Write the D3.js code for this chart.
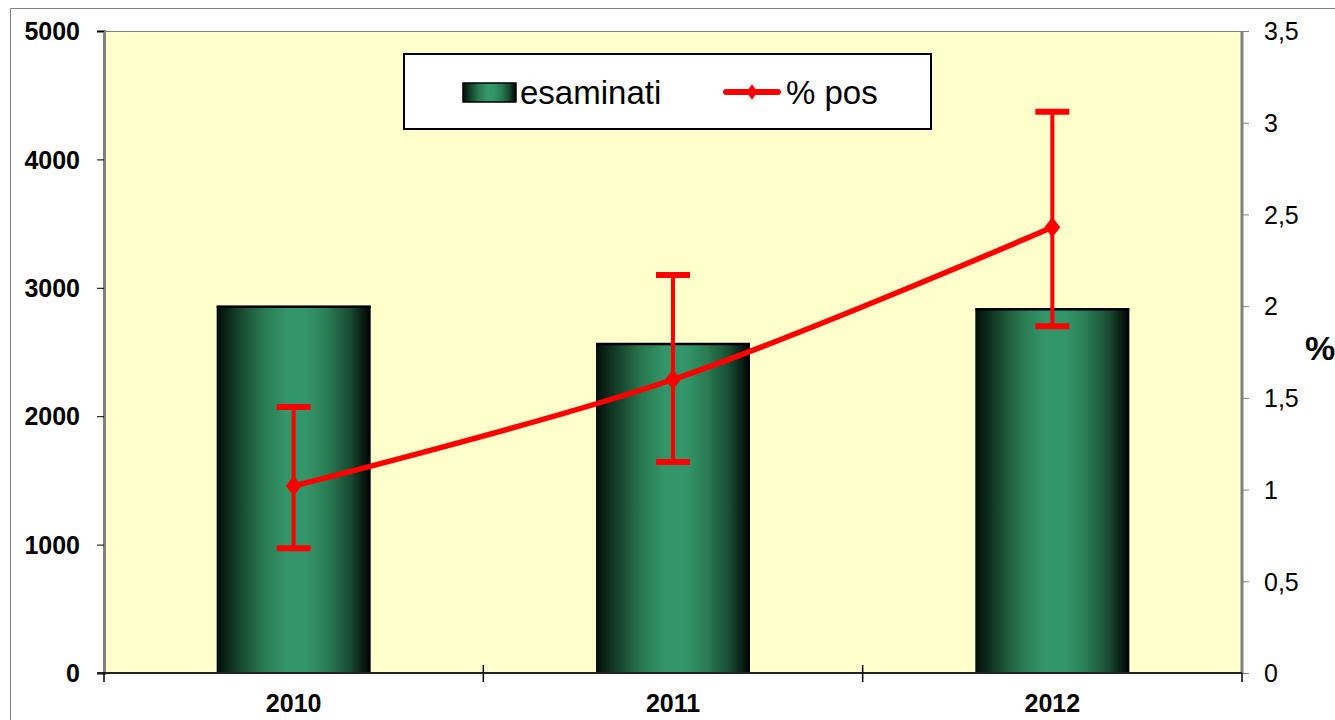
<!DOCTYPE html>
<html lang="it">
<head>
<meta charset="UTF-8">
<title>esaminati / % pos</title>
<script src="https://d3js.org/d3.v7.min.js"></script>
<style>
  body { margin: 0; background: #fff; }
  svg { display: block; font-family: "Liberation Sans", Arial, sans-serif; }
</style>
</head>
<body>
<svg id="chart" width="1335" height="720"></svg>
<script>
// data
const years = ["2010", "2011", "2012"];
const esaminati = [2860, 2570, 2840];
const pctPos = [1.02, 1.60, 2.43];
const pctLow = [0.68, 1.15, 1.89];
const pctHigh = [1.45, 2.17, 3.06];
const leftTicks = [0, 1000, 2000, 3000, 4000, 5000];
const rightTicks = [0, 0.5, 1, 1.5, 2, 2.5, 3, 3.5];

const svg = d3.select("#chart");
const plot = { left: 104, right: 1242, top: 31, bottom: 673 };

// outer chart border (only top and left visible in the frame)
svg.append("path")
    .attr("d", "M10.5,720 V8.5 H1335")
    .attr("fill", "none")
    .attr("stroke", "#808080")
    .attr("stroke-width", 1);

// gradient for the cylinder-like bars
const defs = svg.append("defs");
function barGradient(id) {
    const g = defs.append("linearGradient").attr("id", id)
        .attr("x1", "0%").attr("x2", "100%").attr("y1", "0%").attr("y2", "0%");
    [[0, "#010d08"], [0.12, "#123b27"], [0.3, "#29794f"], [0.45, "#33966a"],
     [0.58, "#33966a"], [0.72, "#2a7c53"], [0.87, "#174a31"], [1, "#000000"]]
        .forEach(s => g.append("stop").attr("offset", s[0]).attr("stop-color", s[1]));
}
barGradient("barGrad");

// scales
const x = d3.scaleBand().domain(years)
    .range([plot.left, plot.right])
    .paddingInner(0.594).paddingOuter(0.297);
const yL = d3.scaleLinear().domain([0, 5000]).range([plot.bottom, plot.top]);
const yR = d3.scaleLinear().domain([0, 3.5]).range([plot.bottom, plot.top]);

// plot background
svg.append("rect")
    .attr("x", plot.left).attr("y", plot.top)
    .attr("width", plot.right - plot.left).attr("height", plot.bottom - plot.top)
    .attr("fill", "#ffffcc");
svg.append("line")
    .attr("x1", plot.left).attr("x2", plot.right)
    .attr("y1", plot.top + 0.5).attr("y2", plot.top + 0.5)
    .attr("stroke", "#808080").attr("stroke-width", 1);

// bars
svg.selectAll(".bar").data(years).enter().append("rect")
    .attr("class", "bar")
    .attr("x", d => x(d))
    .attr("y", (d, i) => yL(esaminati[i]))
    .attr("width", x.bandwidth())
    .attr("height", (d, i) => plot.bottom - yL(esaminati[i]))
    .attr("fill", "url(#barGrad)");
svg.selectAll(".barTop").data(years).enter().append("line")
    .attr("x1", d => x(d)).attr("x2", d => x(d) + x.bandwidth())
    .attr("y1", (d, i) => yL(esaminati[i]) + 1)
    .attr("y2", (d, i) => yL(esaminati[i]) + 1)
    .attr("stroke", "#000").attr("stroke-width", 2.5);

// left axis
const leftAxis = d3.axisLeft(yL).tickValues(leftTicks).tickSize(7).tickFormat(d3.format("d"));
const gl = svg.append("g").attr("transform", `translate(${plot.left},0)`).call(leftAxis);
gl.select(".domain").attr("stroke", "#808080").attr("stroke-width", 3);
gl.selectAll(".tick line").attr("stroke", "#000");
gl.selectAll(".tick text")
    .attr("x", -24).attr("dy", "0.35em")
    .attr("font-size", 25).attr("font-weight", "bold").attr("fill", "#000")
    .attr("font-family", "Liberation Sans, Arial, sans-serif");

// right axis
const rightAxis = d3.axisRight(yR).tickValues(rightTicks).tickSize(7)
    .tickFormat(d => String(d).replace(".", ","));
const gr = svg.append("g").attr("transform", `translate(${plot.right},0)`).call(rightAxis);
gr.select(".domain").attr("stroke", "#808080").attr("stroke-width", 3);
gr.selectAll(".tick line").attr("stroke", "#808080");
gr.selectAll(".tick text")
    .attr("x", 22).attr("dy", "0.35em")
    .attr("font-size", 25).attr("fill", "#000")
    .attr("font-family", "Liberation Sans, Arial, sans-serif");
gr.selectAll(".domain").attr("d", `M0,${plot.top}V${plot.bottom}`);

svg.append("text")
    .attr("x", 1320).attr("y", 348).attr("dy", "0.35em")
    .attr("text-anchor", "middle")
    .attr("font-size", 34).attr("font-weight", "bold")
    .text("%");

// bottom axis with ticks at the category boundaries
const step = x.step();
const bounds = years.map(d => x(d) - x.paddingInner() * step / 2).concat([plot.right]);
bounds[0] = plot.left;
svg.append("line")
    .attr("x1", plot.left - 7).attr("x2", plot.right)
    .attr("y1", plot.bottom).attr("y2", plot.bottom)
    .attr("stroke", "#222").attr("stroke-width", 2);
svg.selectAll(".xtick").data(bounds).enter().append("line")
    .attr("x1", d => d).attr("x2", d => d)
    .attr("y1", (d, i) => (i === 0 || i === bounds.length - 1) ? plot.bottom : plot.bottom - 8)
    .attr("y2", plot.bottom + 9)
    .attr("stroke", "#000").attr("stroke-width", 1.5);
svg.selectAll(".xlabel").data(years).enter().append("text")
    .attr("x", d => x(d) + x.bandwidth() / 2)
    .attr("y", 712)
    .attr("text-anchor", "middle")
    .attr("font-size", 25).attr("font-weight", "bold")
    .text(d => d);

// error bars
const red = "#ff0000";
const cx = d => x(d) + x.bandwidth() / 2;
const capW = 17;
const eb = svg.append("g");
years.forEach((d, i) => {
    eb.append("line")
        .attr("x1", cx(d)).attr("x2", cx(d))
        .attr("y1", yR(pctHigh[i])).attr("y2", yR(pctLow[i]))
        .attr("stroke", red).attr("stroke-width", 4);
    [pctHigh[i], pctLow[i]].forEach(v => {
        eb.append("line")
            .attr("x1", cx(d) - capW).attr("x2", cx(d) + capW)
            .attr("y1", yR(v)).attr("y2", yR(v))
            .attr("stroke", red).attr("stroke-width", 6);
    });
});

// smoothed line
const line = d3.line()
    .x((d, i) => cx(years[i]))
    .y(d => yR(d))
    .curve(d3.curveCardinal.tension(0));
svg.append("path")
    .datum(pctPos)
    .attr("d", line)
    .attr("fill", "none")
    .attr("stroke", red).attr("stroke-width", 5.5)
    .attr("stroke-linecap", "round");

const diamond = d3.symbol().type(d3.symbolDiamond).size(120);
svg.selectAll(".marker").data(pctPos).enter().append("path")
    .attr("transform", (d, i) => `translate(${cx(years[i])},${yR(d)}) scale(1.35,1)`)
    .attr("d", diamond)
    .attr("fill", red);

// legend
const lg = svg.append("g");
lg.append("rect")
    .attr("x", 404).attr("y", 54).attr("width", 527).attr("height", 75)
    .attr("fill", "#fff").attr("stroke", "#000").attr("stroke-width", 2);
lg.append("rect")
    .attr("x", 463).attr("y", 83).attr("width", 53).attr("height", 19)
    .attr("fill", "url(#barGrad)").attr("stroke", "#000").attr("stroke-width", 1.5);
lg.append("text")
    .attr("x", 520).attr("y", 104)
    .attr("font-size", 33)
    .text("esaminati");
lg.append("line")
    .attr("x1", 726).attr("x2", 778).attr("y1", 92).attr("y2", 92)
    .attr("stroke", red).attr("stroke-width", 6).attr("stroke-linecap", "round");
lg.append("path")
    .attr("transform", "translate(752,92) scale(1.2,1)")
    .attr("d", d3.symbol().type(d3.symbolDiamond).size(70))
    .attr("fill", red);
lg.append("text")
    .attr("x", 786).attr("y", 104)
    .attr("font-size", 33)
    .text("% pos");
</script>
</body>
</html>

::::

Exercise task: Filter out every line that lacks the word "chart", and copy the rest.

The solution:
Write the D3.js code for this chart.
<svg id="chart" width="1335" height="720"></svg>
const svg = d3.select("#chart");
// outer chart border (only top and left visible in the frame)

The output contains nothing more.